INSTRUCTIONS TO FOLLOW: Please quote exactly the lines below from the line containing "Write a web" to the line containing "var trendY = [1, 7800];", both lines included, and nothing else.

PROVIDED RECORDS:
↓↓↓
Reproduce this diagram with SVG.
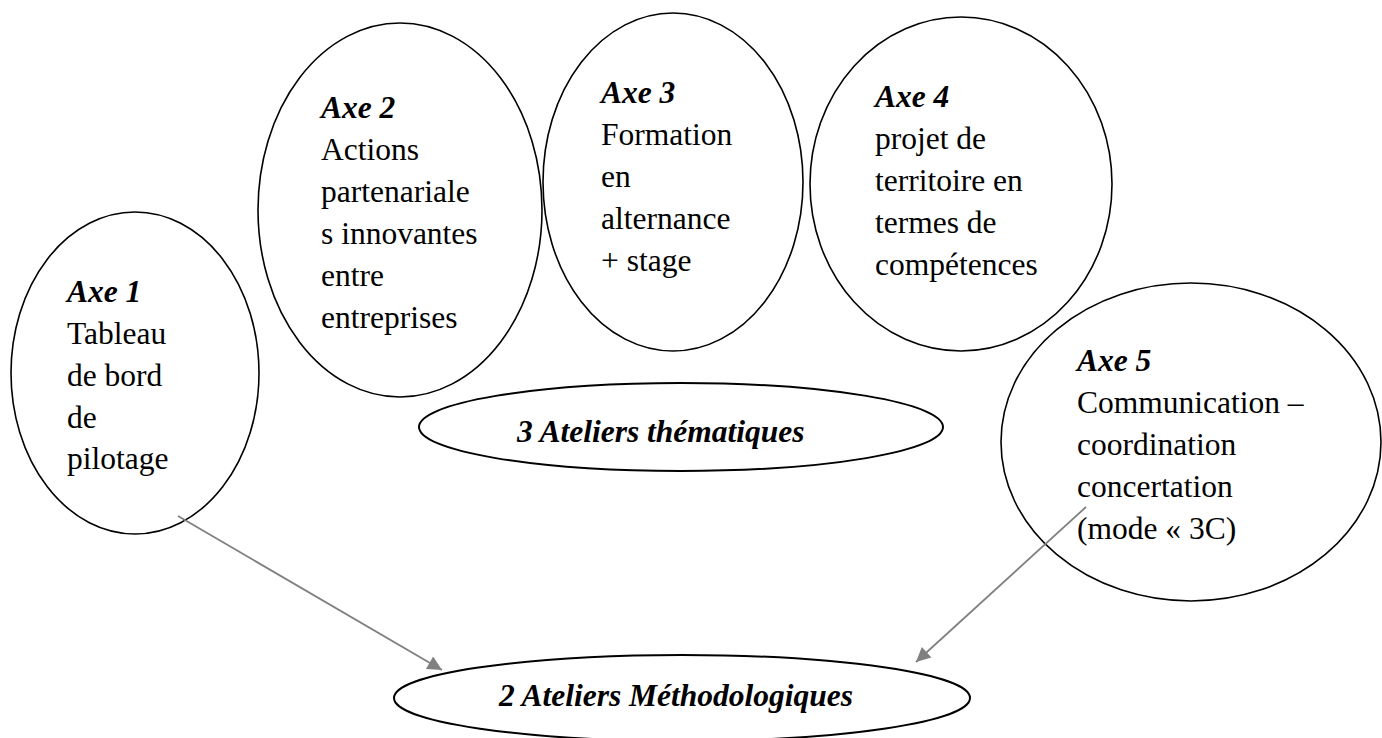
↑↑↑
↓↓↓
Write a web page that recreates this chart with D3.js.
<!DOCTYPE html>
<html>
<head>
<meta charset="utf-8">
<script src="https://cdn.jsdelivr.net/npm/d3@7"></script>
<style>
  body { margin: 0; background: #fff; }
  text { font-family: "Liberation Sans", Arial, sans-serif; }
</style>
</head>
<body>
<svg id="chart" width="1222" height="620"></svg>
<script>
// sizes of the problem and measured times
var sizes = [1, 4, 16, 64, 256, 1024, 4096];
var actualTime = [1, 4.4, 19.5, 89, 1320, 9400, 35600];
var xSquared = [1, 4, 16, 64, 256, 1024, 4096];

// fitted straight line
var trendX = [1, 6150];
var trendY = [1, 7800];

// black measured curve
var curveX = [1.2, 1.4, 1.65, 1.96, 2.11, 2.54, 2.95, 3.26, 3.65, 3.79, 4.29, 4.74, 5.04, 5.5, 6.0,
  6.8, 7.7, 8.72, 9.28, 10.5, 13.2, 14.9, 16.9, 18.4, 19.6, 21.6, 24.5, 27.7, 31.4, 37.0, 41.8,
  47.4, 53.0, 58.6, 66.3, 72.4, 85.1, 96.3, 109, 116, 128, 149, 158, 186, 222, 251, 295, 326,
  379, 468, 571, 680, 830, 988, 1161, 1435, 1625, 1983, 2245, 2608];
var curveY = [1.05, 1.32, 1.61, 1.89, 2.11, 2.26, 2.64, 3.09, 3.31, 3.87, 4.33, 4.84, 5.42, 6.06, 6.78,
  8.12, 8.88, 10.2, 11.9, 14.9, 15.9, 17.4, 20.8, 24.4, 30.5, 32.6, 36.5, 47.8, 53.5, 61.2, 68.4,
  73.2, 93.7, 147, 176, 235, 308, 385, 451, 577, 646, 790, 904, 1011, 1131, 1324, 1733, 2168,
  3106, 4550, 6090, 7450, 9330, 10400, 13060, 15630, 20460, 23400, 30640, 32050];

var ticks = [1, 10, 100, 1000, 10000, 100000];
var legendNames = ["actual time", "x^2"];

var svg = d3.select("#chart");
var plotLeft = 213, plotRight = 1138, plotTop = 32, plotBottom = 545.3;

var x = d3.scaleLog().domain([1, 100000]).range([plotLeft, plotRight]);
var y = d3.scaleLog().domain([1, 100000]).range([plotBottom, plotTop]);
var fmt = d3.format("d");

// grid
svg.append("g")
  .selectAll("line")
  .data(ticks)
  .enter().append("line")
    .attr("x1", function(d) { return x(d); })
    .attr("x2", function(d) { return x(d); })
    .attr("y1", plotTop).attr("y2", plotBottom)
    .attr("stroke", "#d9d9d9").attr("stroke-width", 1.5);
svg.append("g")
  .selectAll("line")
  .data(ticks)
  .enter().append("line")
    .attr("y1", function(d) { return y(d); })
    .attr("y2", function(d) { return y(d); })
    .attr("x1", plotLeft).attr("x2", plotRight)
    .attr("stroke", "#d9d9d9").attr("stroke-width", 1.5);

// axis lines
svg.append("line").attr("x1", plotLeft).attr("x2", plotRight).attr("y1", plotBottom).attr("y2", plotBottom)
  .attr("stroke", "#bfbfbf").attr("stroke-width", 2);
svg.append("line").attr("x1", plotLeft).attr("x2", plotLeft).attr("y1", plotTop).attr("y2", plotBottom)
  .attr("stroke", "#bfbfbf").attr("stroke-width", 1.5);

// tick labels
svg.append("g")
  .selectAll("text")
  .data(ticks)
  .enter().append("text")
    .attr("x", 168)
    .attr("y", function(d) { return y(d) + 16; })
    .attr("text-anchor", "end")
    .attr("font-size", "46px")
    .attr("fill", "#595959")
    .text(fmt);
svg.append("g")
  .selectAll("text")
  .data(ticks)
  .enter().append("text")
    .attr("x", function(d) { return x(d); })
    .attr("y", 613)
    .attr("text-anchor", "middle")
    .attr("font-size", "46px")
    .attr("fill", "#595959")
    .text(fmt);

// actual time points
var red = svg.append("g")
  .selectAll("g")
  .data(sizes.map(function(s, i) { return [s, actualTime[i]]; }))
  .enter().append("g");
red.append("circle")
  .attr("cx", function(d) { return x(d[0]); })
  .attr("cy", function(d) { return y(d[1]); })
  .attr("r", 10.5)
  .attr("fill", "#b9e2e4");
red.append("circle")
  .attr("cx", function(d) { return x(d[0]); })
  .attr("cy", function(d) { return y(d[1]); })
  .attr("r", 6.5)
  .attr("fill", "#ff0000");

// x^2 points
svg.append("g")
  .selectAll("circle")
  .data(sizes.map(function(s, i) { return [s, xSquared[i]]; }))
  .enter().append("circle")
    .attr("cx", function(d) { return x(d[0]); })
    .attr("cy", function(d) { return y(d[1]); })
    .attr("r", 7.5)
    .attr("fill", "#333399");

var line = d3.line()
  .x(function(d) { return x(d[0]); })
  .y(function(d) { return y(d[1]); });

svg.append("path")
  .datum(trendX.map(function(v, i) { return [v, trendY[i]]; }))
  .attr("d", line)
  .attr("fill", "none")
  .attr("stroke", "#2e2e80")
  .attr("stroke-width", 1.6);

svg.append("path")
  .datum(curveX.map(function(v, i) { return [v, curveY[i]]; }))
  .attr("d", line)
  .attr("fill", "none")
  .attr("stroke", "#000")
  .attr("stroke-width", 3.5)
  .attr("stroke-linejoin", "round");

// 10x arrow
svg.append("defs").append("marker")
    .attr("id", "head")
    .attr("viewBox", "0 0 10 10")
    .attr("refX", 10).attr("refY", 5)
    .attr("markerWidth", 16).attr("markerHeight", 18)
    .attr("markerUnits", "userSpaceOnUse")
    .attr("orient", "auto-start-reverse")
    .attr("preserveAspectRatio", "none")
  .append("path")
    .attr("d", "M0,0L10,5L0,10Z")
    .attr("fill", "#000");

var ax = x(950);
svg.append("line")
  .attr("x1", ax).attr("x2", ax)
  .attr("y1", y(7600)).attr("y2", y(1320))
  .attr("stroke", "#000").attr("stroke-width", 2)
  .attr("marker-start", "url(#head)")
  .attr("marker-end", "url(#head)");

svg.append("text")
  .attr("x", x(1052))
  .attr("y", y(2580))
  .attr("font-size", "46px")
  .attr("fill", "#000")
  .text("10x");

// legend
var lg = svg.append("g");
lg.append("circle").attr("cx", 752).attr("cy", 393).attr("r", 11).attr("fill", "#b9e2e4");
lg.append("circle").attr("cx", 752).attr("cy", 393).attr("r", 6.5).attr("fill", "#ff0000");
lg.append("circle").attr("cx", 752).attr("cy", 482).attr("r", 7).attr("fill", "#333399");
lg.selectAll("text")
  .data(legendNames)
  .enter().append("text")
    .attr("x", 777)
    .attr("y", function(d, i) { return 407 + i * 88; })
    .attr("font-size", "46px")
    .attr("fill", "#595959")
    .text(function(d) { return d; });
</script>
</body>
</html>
↑↑↑
RESPONSE FOR THIS EXERCISE:
Write a web page that recreates this chart with D3.js.
<!DOCTYPE html>
<html>
<head>
<meta charset="utf-8">
<script src="https://cdn.jsdelivr.net/npm/d3@7"></script>
<style>
  body { margin: 0; background: #fff; }
  text { font-family: "Liberation Sans", Arial, sans-serif; }
</style>
</head>
<body>
<svg id="chart" width="1222" height="620"></svg>
<script>
// sizes of the problem and measured times
var sizes = [1, 4, 16, 64, 256, 1024, 4096];
var actualTime = [1, 4.4, 19.5, 89, 1320, 9400, 35600];
var xSquared = [1, 4, 16, 64, 256, 1024, 4096];

// fitted straight line
var trendX = [1, 6150];
var trendY = [1, 7800];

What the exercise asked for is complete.